I have questions about dEdr and d2Edr2.

  1. According to my understanding about dEdr, each call to dEdr returns only a fragmented contribution to the partial derivative so that, for example, the completed value for d E / d r_12 can be obtained by adding the contributions from all the dEdr process calls with (1,2) or (2,1). I’m wondering if it is right.

  2. For the second derivative I think there’s some ambiguity regarding whether we consider, e.g., d^2 E / d r_12 d_34 and d^2 E / d r_34 d_12 as the same thing or two things with the same value. So, for example, when we compute d^2 E / d r_12 d r_34, the two following interpretations are possible:

(1) Add all contributions from (1,2)/(3,4), (2,1)/(3,4), (1,2)/(4,3), (2,1)/(4,3) or

(2) Add all contributions from (1,2)/(3,4), (2,1)/(3,4), (1,2)/(4,3), (2,1)/(4,3) + (3,4)/(1,2), (4,3)/(1,2), (3,4)/(2,1), (4,3)/(2,1).

I did some tests with an open-KIM EAM potential and found that (1) is the way to obtain the right result, but the standard doesn’t seem to state this point clearly. So, I just want to check if my understanding is correct.

Hi Woo Kyun,

Thanks for your question. You are right that the documentation currently does not describe all of this well. Adding beter documentation for this issue is on my to-do list for the next release of the api.

See comments below.

I have questions about dEdr and d2Edr2.

1. According to my understanding about dEdr, each call to dEdr returns only
a fragmented contribution to the partial derivative so that, for example,
the completed value for d E / d r_12 can be obtained by adding the
contributions from all the dEdr process calls with (1,2) or (2,1). I'm
wondering if it is right.

Yes that is correct.

2. For the second derivative I think there's some ambiguity regarding
whether we consider, e.g., d^2 E / d r_12 d_34 and d^2 E / d r_34 d_12 as
the same thing or two things with the same value. So, for example, when we
compute d^2 E / d r_12 d r_34, the two following interpretations are
possible:

(1) Add all contributions from (1,2)/(3,4), (2,1)/(3,4), (1,2)/(4,3),
(2,1)/(4,3) or

(2) Add all contributions from (1,2)/(3,4), (2,1)/(3,4), (1,2)/(4,3),
(2,1)/(4,3) + (3,4)/(1,2), (4,3)/(1,2), (3,4)/(2,1), (4,3)/(2,1).

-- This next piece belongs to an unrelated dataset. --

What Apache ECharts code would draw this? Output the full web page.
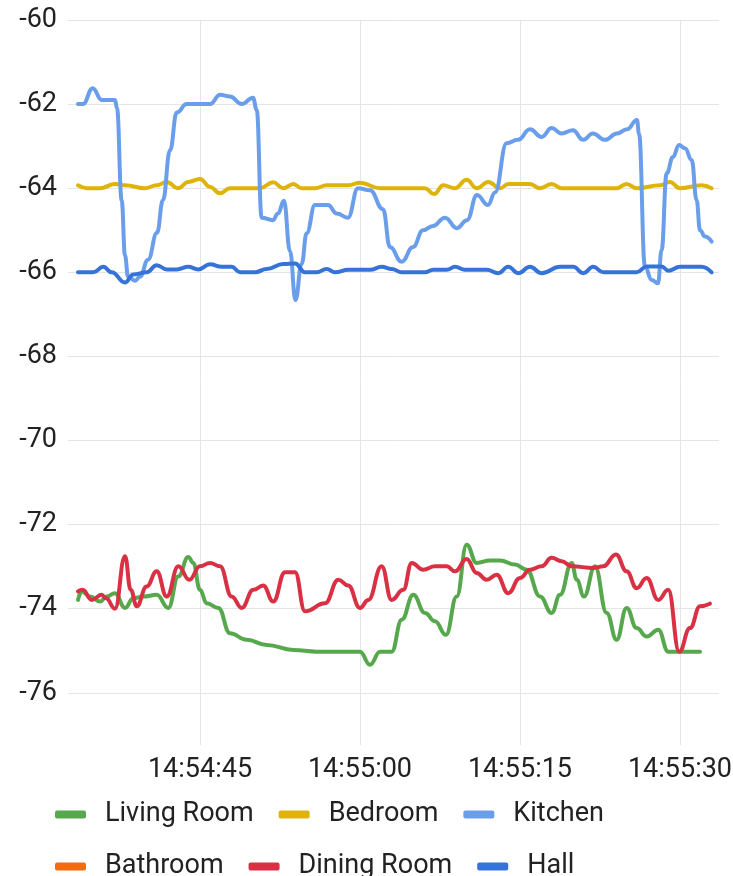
<!DOCTYPE html>
<html><head><meta charset="utf-8">
<script src="https://cdn.jsdelivr.net/npm/echarts@6/dist/echarts.min.js"></script>
<style>html,body{margin:0;padding:0;background:#fff}#c{width:733px;height:876px}</style>
</head><body><div id="c"></div>
<script>
// times are seconds after 14:54:00
const seriesNames = ['Living Room', 'Bedroom', 'Kitchen', 'Bathroom', 'Dining Room', 'Hall'];
const seriesColors = ['#57A84D', '#DEB40B', '#6A9EEB', '#F36B0E', '#D93044', '#3573D9'];
const yTicks = [-76, -74, -72, -70, -68, -66, -64, -62, -60];
const xTicks = [45, 60, 75, 90];

const livingTime = [33.56,33.91,34.69,35.63,36.25,37.03,37.97,38.75,39.68,40.94,42.03,42.97,43.9,44.37,45,45.63,46.72,47.81,49.38,51.25,53.75,55.94,60,60.94,61.88,62.97,63.91,65.0,66.09,67.03,68.06,69.07,70.0,70.94,72.19,73.13,74.53,75.63,76.88,77.97,78.75,79.85,80.32,81.0,82.03,83.13,84.06,85.0,85.94,86.88,87.97,88.9,91.88];
const livingValue = [-73.79,-73.59,-73.71,-73.83,-73.71,-73.63,-73.98,-73.75,-73.71,-73.67,-73.98,-73.23,-72.77,-72.91,-73.55,-73.87,-73.98,-74.58,-74.74,-74.86,-74.98,-75.02,-75.02,-75.33,-75.02,-75.02,-74.26,-73.67,-74.1,-74.3,-74.62,-73.71,-72.48,-72.91,-72.85,-72.85,-72.95,-73.07,-73.71,-74.1,-73.67,-72.91,-73.31,-73.71,-72.99,-74.1,-74.74,-73.98,-74.46,-74.66,-74.5,-75.02,-75.02];

const bedroomTime = [33.56,34.38,35.63,37.03,37.97,39.84,40.94,41.88,42.97,43.9,45.0,45.94,46.88,47.81,50.63,51.87,52.81,53.75,54.53,55.78,56.88,58.9,60.0,61.88,66.09,66.94,67.81,68.91,70.0,70.94,72.03,73.13,73.9,75.94,76.88,77.97,78.91,84.06,85.0,85.94,88.13,89.06,90.0,92.03,92.97];
const bedroomValue = [-63.93,-64.0,-64.0,-63.9,-63.93,-64.0,-63.93,-63.85,-64.0,-63.85,-63.78,-63.97,-64.12,-64.0,-64.0,-63.86,-64.0,-63.9,-64.0,-64.0,-63.93,-63.93,-63.87,-64.0,-64.0,-64.14,-63.93,-64.0,-63.8,-64.0,-63.85,-64.0,-63.9,-63.9,-64.0,-63.9,-64.0,-64.0,-63.9,-64.0,-63.93,-63.85,-64.0,-63.93,-64.0];

const kitchenTime = [33.56,34.03,34.94,35.78,37.03,37.22,37.66,37.97,38.25,38.91,39.38,40.13,40.97,41.53,42.19,42.82,43.75,45.94,46.88,47.81,48.91,49.97,50.32,50.78,51.84,52.31,52.87,53.44,53.95,54.53,55.0,55.78,57.0,57.82,58.88,59.81,60.94,62.16,62.81,63.91,64.97,65.91,66.84,67.97,69.09,70.03,70.97,72.0,72.66,73.75,74.81,75.94,77.03,77.97,78.91,79.97,80.91,81.84,82.97,84.09,85.03,85.97,86.16,86.72,87.35,87.94,88.28,88.75,89.34,89.91,90.47,91.1,91.56,91.88,92.35,92.97];
const kitchenValue = [-62.0,-62.0,-61.62,-61.9,-61.9,-62.1,-64.3,-65.6,-66.1,-66.2,-66.1,-65.7,-65.06,-64.28,-63.1,-62.2,-62.0,-62.0,-61.78,-61.82,-62.0,-61.85,-62.14,-64.7,-64.76,-64.6,-64.3,-65.5,-66.66,-65.8,-65.07,-64.4,-64.4,-64.6,-64.7,-64.0,-64.05,-64.5,-65.4,-65.75,-65.4,-65.0,-64.9,-64.7,-64.95,-64.76,-64.16,-64.4,-64.1,-62.93,-62.85,-62.6,-62.78,-62.57,-62.7,-62.62,-62.85,-62.7,-62.85,-62.7,-62.6,-62.38,-62.7,-65.87,-66.18,-66.26,-65.47,-63.65,-63.26,-62.97,-63.05,-63.33,-64.28,-65.0,-65.15,-65.27];

const bathroomTime = [];
const bathroomValue = [];

const diningTime = [33.56,34.0,34.85,35.78,36.19,37.03,37.97,38.5,39.07,40.0,40.94,41.88,42.97,44.0,45.0,45.94,46.88,47.97,48.91,50.0,50.93,51.87,52.97,53.91,54.84,56.72,57.97,58.9,60.0,60.78,62.03,62.97,64.06,64.85,65.93,67.03,68.13,68.91,70.0,70.94,71.88,72.82,73.9,75.0,75.94,77.03,77.97,78.91,79.85,81.87,82.81,84.0,85.0,85.94,86.88,87.97,88.9,89.93,90.94,91.88,92.81];
const diningValue = [-73.59,-73.55,-73.79,-73.67,-73.75,-74.0,-72.75,-73.55,-73.94,-73.47,-73.11,-73.71,-72.99,-73.31,-72.99,-72.91,-72.99,-73.71,-73.98,-73.55,-73.45,-73.83,-73.13,-73.13,-74.06,-73.87,-73.31,-73.45,-73.98,-73.79,-72.99,-73.79,-73.55,-72.91,-73.07,-72.99,-72.99,-73.11,-72.82,-73.15,-73.31,-73.19,-73.63,-73.27,-73.07,-72.99,-72.79,-72.87,-72.99,-73.03,-72.99,-72.71,-73.11,-73.51,-73.27,-73.79,-73.55,-75.02,-74.46,-73.94,-73.88];

const hallTime = [33.56,35.0,35.93,36.72,37.97,38.75,40.0,40.94,41.88,42.82,43.9,44.84,45.94,47.03,47.97,48.75,50.16,51.25,52.81,53.91,54.84,55.94,56.88,57.66,58.9,60.94,62.03,62.97,63.91,66.09,66.87,68.13,68.91,69.84,71.88,72.97,73.9,74.84,75.94,77.03,78.75,80.0,80.93,81.87,82.81,85.94,86.88,88.28,88.9,90.0,92.03,92.97];
const hallValue = [-66.0,-66.0,-65.87,-66.0,-66.24,-66.05,-66.0,-65.83,-65.93,-65.93,-65.87,-65.93,-65.81,-65.87,-65.87,-66.0,-66.0,-65.92,-65.8,-65.79,-66.0,-66.0,-65.92,-66.0,-65.94,-65.94,-65.87,-65.92,-66.0,-66.0,-65.94,-65.94,-65.87,-65.94,-65.94,-66.02,-65.87,-66.02,-65.87,-66.02,-65.87,-65.87,-66.02,-65.87,-66.0,-66.0,-65.86,-65.86,-65.96,-65.87,-65.87,-66.0];

const seriesTimes = [livingTime, bedroomTime, kitchenTime, bathroomTime, diningTime, hallTime];
const seriesValues = [livingValue, bedroomValue, kitchenValue, bathroomValue, diningValue, hallValue];

function zip(ts, vs) { return ts.map((t, i) => [t, vs[i]]); }
function fmtTime(v) {
  const m = 54 + Math.floor(v / 60);
  const s = Math.round(v % 60);
  return '14:' + String(m).padStart(2, '0') + ':' + String(s).padStart(2, '0');
}

const chart = echarts.init(document.getElementById('c'), null, { renderer: 'canvas' });
const font = 'Roboto';
chart.setOption({
  animation: false,
  backgroundColor: '#ffffff',
  color: seriesColors,
  grid: { left: 68, right: 14, top: 20, bottom: 131, containLabel: false, outerBoundsMode: 'none' },
  legend: {
    left: 55, top: 801, width: 620, padding: 0,
    itemWidth: 31, itemHeight: 8, itemGap: 25,
    icon: 'roundRect',
    data: seriesNames,
    textStyle: { fontFamily: font, fontSize: 27, color: '#222222', padding: [0, 0, 0, 14] }
  },
  xAxis: {
    type: 'value', min: 32.625, max: 93.66,
    axisLine: { show: false },
    axisTick: { show: false, customValues: xTicks },
    axisLabel: { customValues: xTicks, formatter: fmtTime, fontFamily: font, fontSize: 27, color: '#222222', margin: 12 },
    splitLine: { show: true, lineStyle: { color: '#e5e5e5', width: 1 } }
  },
  yAxis: {
    type: 'value', min: -77.24, max: -60,
    axisLine: { show: false },
    axisTick: { show: false, customValues: yTicks },
    axisLabel: { customValues: yTicks, fontFamily: font, fontSize: 27, color: '#222222', margin: 11 },
    splitLine: { show: true, lineStyle: { color: '#e5e5e5', width: 1 } }
  },
  series: seriesNames.map((name, i) => ({
    name: name,
    type: 'line',
    data: zip(seriesTimes[i], seriesValues[i]),
    showSymbol: false,
    symbol: 'none',
    smooth: 0.45,
    smoothMonotone: 'x',
    lineStyle: { width: 4, color: seriesColors[i], cap: 'round', join: 'round' },
    itemStyle: { color: seriesColors[i] },
    emphasis: { disabled: true }
  }))
});
</script>
</body></html>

I did some tests with an open-KIM EAM potential and found that (1) is the
way to obtain the right result, but the standard doesn't seem to state this
point clearly. So, I just want to check if my understanding is correct.

Right! The model is expected to return the "full symmetric hessian matrix" which means there will be upper and lower triangular parts that are equal for models that can be derived from an energy. (If, however, the model is not conservative, then this matrix will not be symmetric; In such a case the name 'hessian' is actually not really correct.)

Cheers,

Ryan

Hi Woo Kyun,

My understanding is that it actually doesn’t matter; the standard needn’t specify whether all permutations be given. Rather, the model simply needs to make sure everything is included.

The model can choose to process dE/dr_12 but not dE/dr_21. Or, it can do both, giving half the contribution to r_12 and half to r_21. If the test is mathematically correct, both will work.

It’s similar for process_d2Edr2: you can split the contributions among the permutations, or pick just one combination.

Hopefully, Ryan can say more.

Steve

Hi Steve,

what you say is right, but I think Woo Kyun was asking a different question....

Ryan

To Ryan: Thanks a lot for your answer!

To Steve: I’ll rephrase my question. To calculate d^2 E / d r_12 d r_34 we have to collect the contributions from d2Edr2 for the following 8 permutations:

1: (1,2)/(3,4)
2: (2,1)/(3,4)
3: (1,2)/(4,3)
4: (2,1)/(4,3)
5: (3,4)/(1,2)
6: (4,3)/(1,2)
7: (3,4)/(2,1)
8: (4,3)/(2,1).

Let’s say - we add the contributions from 1,2,3,4 and save the value to A and save the sum of the contributions from 5,6,7,8 to B. My question was whether d^2 E / d r_12 d r_34 = A or A+B and now I know that the answer is d^2 E / d r_12 d r_34 = A, which is again equal to B (for the model where the symmetry is guaranteed).